Esta columna es un reto personal. Trato de escribir un artículo serio sobre un asunto que seguramente mueve a la risa a 99 de cada 100 potenciales lectores. Un policía nacional de origen mallorquín se infiltró en círculos okupas e independentistas de Barcelona, llegando a mantener relaciones “sexo-afectivas” con al menos ocho mujeres. Ahora éstas le han denunciado por varios delitos, entre ellos torturas y revelación de secretos, alegando su derecho a no sufrir tratos crueles o inhumanos.
Cada día aumenta el número de facetas profesionales en las que la mujer supera al hombre, pero si hay una que la Historia demuestra que no admite comparaciones es la del “sexpionaje”. Es la “información vaginal”, cuya infalibilidad destacaba la ex-ministra de Justicia y ex-fiscal General del Estado, Dolores Delgado, conversando en confianza con el ex-comisario Villarejo. La estadística de cualquier servicio de inteligencia puede confirmar que, mayoritariamente, el órgano sexual femenino funciona como receptáculo de confidencias, mientras el del hombre lo hace como emisor de indiscreciones.
Utilizar las relaciones sexuales para acceder a información privilegiada es más viejo que la pana. Lo novedoso está en introducir la perspectiva de género en la denuncia de esta conducta. Por ejemplo, si en 2017 hubiéramos leído en un periódico que varios ciudadanos estadounidenses, todos miembros de la Asociación Nacional del Rifle, habían denunciado a la ciudadana rusa condenada por espionaje Maria Butina alegando que la mujer había atentado contra su autonomía sexual, todo el mundo hubiera consultado el calendario para comprobar que no era el día de los inocentes.
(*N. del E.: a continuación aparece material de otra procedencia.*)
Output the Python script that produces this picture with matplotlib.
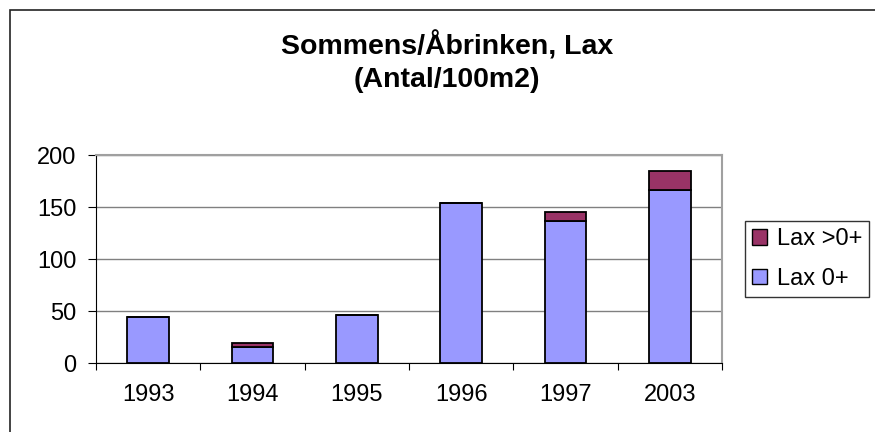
import matplotlib.pyplot as plt
from matplotlib.patches import Rectangle, Patch

years = ["1993", "1994", "1995", "1996", "1997", "2003"]
lax_0 = [44, 15, 46, 154, 137, 166]
lax_over0 = [0, 4, 0, 0, 8, 19]

plt.rcParams['font.family'] = ['Liberation Sans', 'DejaVu Sans']

W, H = 875, 432
fig = plt.figure(figsize=(W / 100, H / 100), dpi=100)

# outer chart border (only left/top visible in the crop)
fig.patches.append(Rectangle((10 / W, -0.1), 1.2, 1 - 10 / H + 0.1,
                             transform=fig.transFigure, fill=False,
                             edgecolor='#222222', linewidth=1.2))

ax = fig.add_axes([96 / W, (H - 363) / H, (722 - 96) / W, (363 - 155) / H])
x = range(len(years))
ax.bar(x, lax_0, width=0.4, color='#9999FF', edgecolor='black', linewidth=1.3,
       zorder=3, label='Lax 0+')
ax.bar(x, lax_over0, width=0.4, bottom=lax_0, color='#993366', edgecolor='black',
       linewidth=1.3, zorder=3, label='Lax >0+')

ax.set_xlim(-0.5, len(years) - 0.5)
ax.set_ylim(0, 200)
ax.set_yticks([0, 50, 100, 150, 200])
ax.yaxis.grid(True, color='#808080', linewidth=1.0, zorder=0)
ax.set_xticks(x)
ax.set_xticklabels(years, fontsize=17)
ax.tick_params(axis='x', length=0, pad=15)
ax.set_xticks([i - 0.5 for i in range(len(years) + 1)], minor=True)
ax.tick_params(axis='x', which='minor', length=5, direction='out', width=0.8)
ax.tick_params(axis='y', labelsize=17, length=6, direction='out', width=0.8, pad=8)

for side in ['top', 'right']:
    ax.spines[side].set_color('#A0A0A0')
    ax.spines[side].set_linewidth(1.5)
ax.spines['left'].set_color('black')
ax.spines['bottom'].set_color('black')

fig.text(447 / W, 1 - 46 / H, "Sommens/Åbrinken, Lax", ha='center', va='center',
         fontsize=20.5, fontweight='bold')
fig.text(447 / W, 1 - 80 / H, "(Antal/100m2)", ha='center', va='center',
         fontsize=20.5, fontweight='bold')

handles = [Patch(facecolor='#993366', edgecolor='black'),
           Patch(facecolor='#9999FF', edgecolor='black')]
leg = fig.legend(handles, ['Lax >0+', 'Lax 0+'], loc='upper left',
                 bbox_to_anchor=(745 / W, 1 - 221 / H), fontsize=17,
                 frameon=True, fancybox=False, handlelength=0.65, handleheight=0.65,
                 handletextpad=0.4, labelspacing=0.75, borderpad=0.3,
                 borderaxespad=0)
leg.get_frame().set_edgecolor('black')
leg.get_frame().set_linewidth(1.0)

fig.savefig("out.png", dpi=100)
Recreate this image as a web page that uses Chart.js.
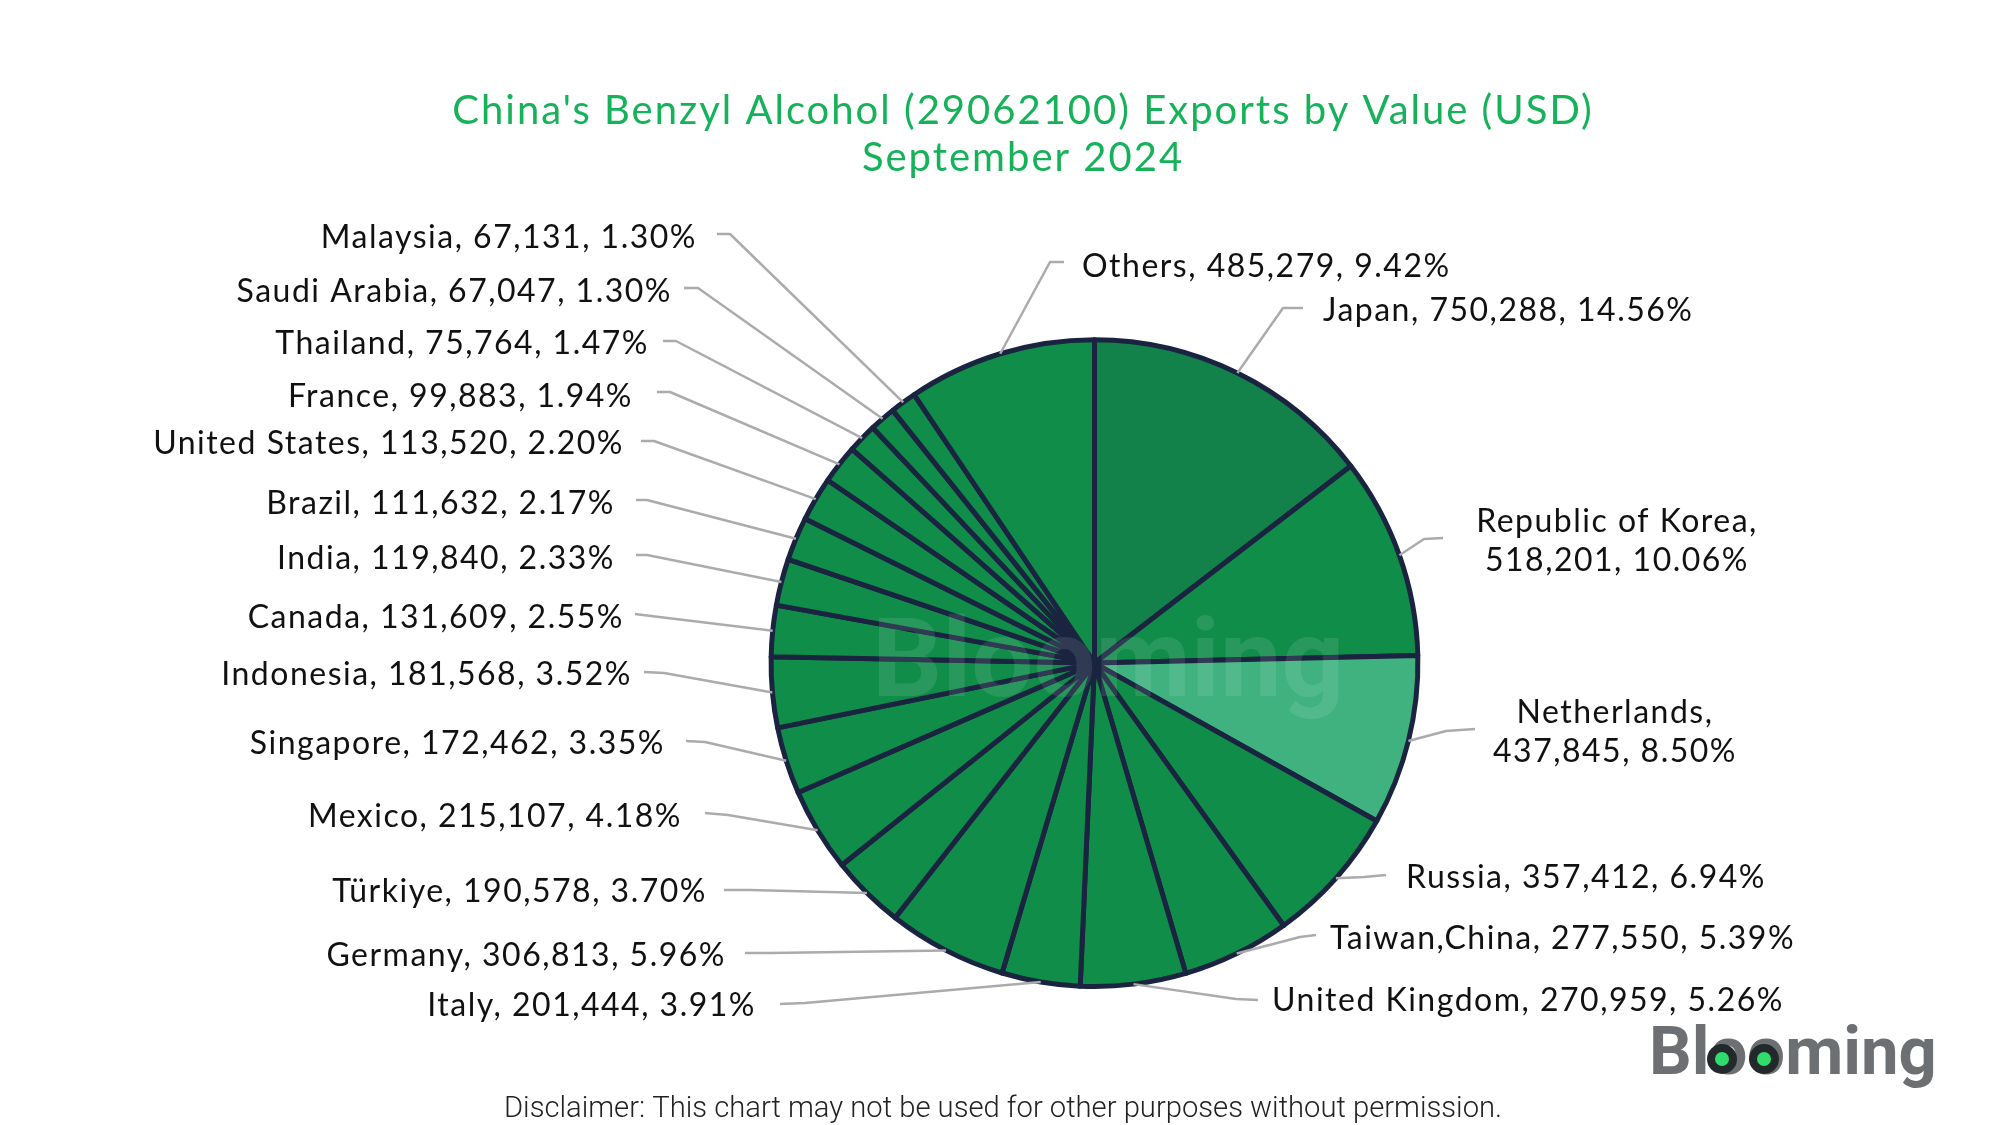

En este caso, el folleteo indiscriminado del agente infiltrado se considera por las afectadas una expresión más de la “maquinaria heteropatriarcal”. Es más, una de las afectadas ha declarado que “no hacía falta que generase relaciones tan intensas”. O sea, que hubiera sido suficiente un par de polvos sin necesidad de provocar que se enamorara de él. Y se ha ido al juzgado.
Más allá del cachondeo que supone denunciar al espía del “enemigo” por revelación de secretos, lo que subyace en este asunto es la consideración de toda mujer como un ser débil que merece especial protección por el mero hecho de serlo, también a la hora de ser engañada. Alegar un “consentimiento viciado” porque el hombre no les dijo que era policía supone colocar a la mujer en una permanente posición de víctima, sin posibilidad de mantener jamás relaciones personales en un plano de igualdad entre adultos, que con frecuencia mienten aunque no formen parte del aparato represor del Estado.
Nadie discute que haya mujeres que jamás se irían a la cama con un policía, como las hay que no quieren roce con casados, narcotraficantes o curas. Hasta donde sé, tampoco yo me he acostado nunca con una okupa o militante antisistema. Pero estaremos de acuerdo en que las palabras abuso, sufrimiento o crueldad deberían reservarse para cuestiones un poco más serias. Tampoco el lenguaje merece ser violado.